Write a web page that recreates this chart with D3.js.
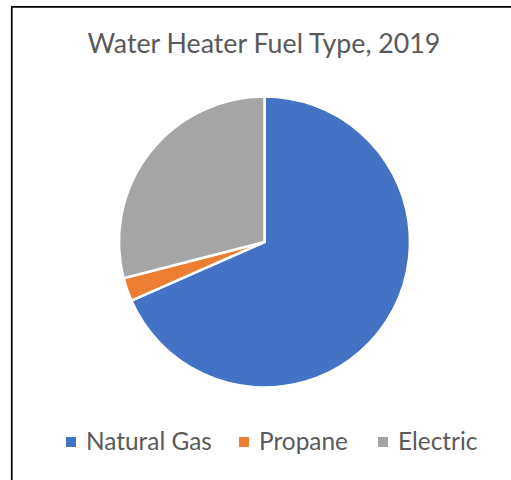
<!DOCTYPE html>
<html><head><meta charset="utf-8">
<script src="https://cdn.jsdelivr.net/npm/d3@7"></script>
<style>body{margin:0;background:#fff;} svg{display:block;}</style>
</head><body>
<svg id="c" width="511" height="480"></svg>
<script>
const title = "Water Heater Fuel Type, 2019";
const categories = ["Natural Gas", "Propane", "Electric"];
const values = [68.4, 2.6, 29.0];
const colors = ["#4472C4", "#ED7D31", "#A5A5A5"];

const svg = d3.select("#c");
const font = "Lato, 'Open Sans', sans-serif";

// chart border (extends beyond the window on right/bottom)
svg.append("path").attr("d", "M11.75,520 V6.75 H560").attr("fill", "none").attr("stroke", "#000").attr("stroke-width", 1.75);

// title
const t = svg.append("text").attr("x", 264).attr("y", 53).attr("text-anchor", "middle")
  .attr("font-family", font).attr("font-size", 24).attr("fill", "#595959").text(title);
const tw = t.node().getComputedTextLength();
t.attr("font-size", 24 * 353 / tw);

// pie
const cx = 264.5, cy = 242, r = 145.5;
const pie = d3.pie().sort(null).value(d => d)(values);
const arc = d3.arc().innerRadius(0).outerRadius(r);
const g = svg.append("g").attr("transform", `translate(${cx},${cy})`);
g.selectAll("path").data(pie).join("path")
  .attr("d", arc).attr("fill", (d, i) => colors[i])
  .attr("stroke", "#fff").attr("stroke-width", 2.5).attr("stroke-linejoin", "miter");

// legend
const legendY = 442;
const markerX = [66, 239, 378];
const lg = svg.append("g");
categories.forEach((c, i) => {
  lg.append("rect").attr("x", markerX[i]).attr("y", legendY - 5).attr("width", 10).attr("height", 10).attr("fill", colors[i]);
  lg.append("text").attr("x", markerX[i] + 20).attr("y", legendY + 8)
    .attr("font-family", font).attr("font-size", 22).attr("fill", "#595959").text(c);
});
// fit legend size from first label width
const first = lg.select("text").node().getComputedTextLength();
lg.selectAll("text").attr("font-size", 22 * 126 / first);
</script>
</body></html>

▶ _What you are asked to do_
Leave out the pictures and repeat exactly the lines from the start of the material through the line that contains "24 * 353 / tw);", both included.

▶ _Right answer_
Write a web page that recreates this chart with D3.js.
<!DOCTYPE html>
<html><head><meta charset="utf-8">
<script src="https://cdn.jsdelivr.net/npm/d3@7"></script>
<style>body{margin:0;background:#fff;} svg{display:block;}</style>
</head><body>
<svg id="c" width="511" height="480"></svg>
<script>
const title = "Water Heater Fuel Type, 2019";
const categories = ["Natural Gas", "Propane", "Electric"];
const values = [68.4, 2.6, 29.0];
const colors = ["#4472C4", "#ED7D31", "#A5A5A5"];

const svg = d3.select("#c");
const font = "Lato, 'Open Sans', sans-serif";

// chart border (extends beyond the window on right/bottom)
svg.append("path").attr("d", "M11.75,520 V6.75 H560").attr("fill", "none").attr("stroke", "#000").attr("stroke-width", 1.75);

// title
const t = svg.append("text").attr("x", 264).attr("y", 53).attr("text-anchor", "middle")
  .attr("font-family", font).attr("font-size", 24).attr("fill", "#595959").text(title);
const tw = t.node().getComputedTextLength();
t.attr("font-size", 24 * 353 / tw);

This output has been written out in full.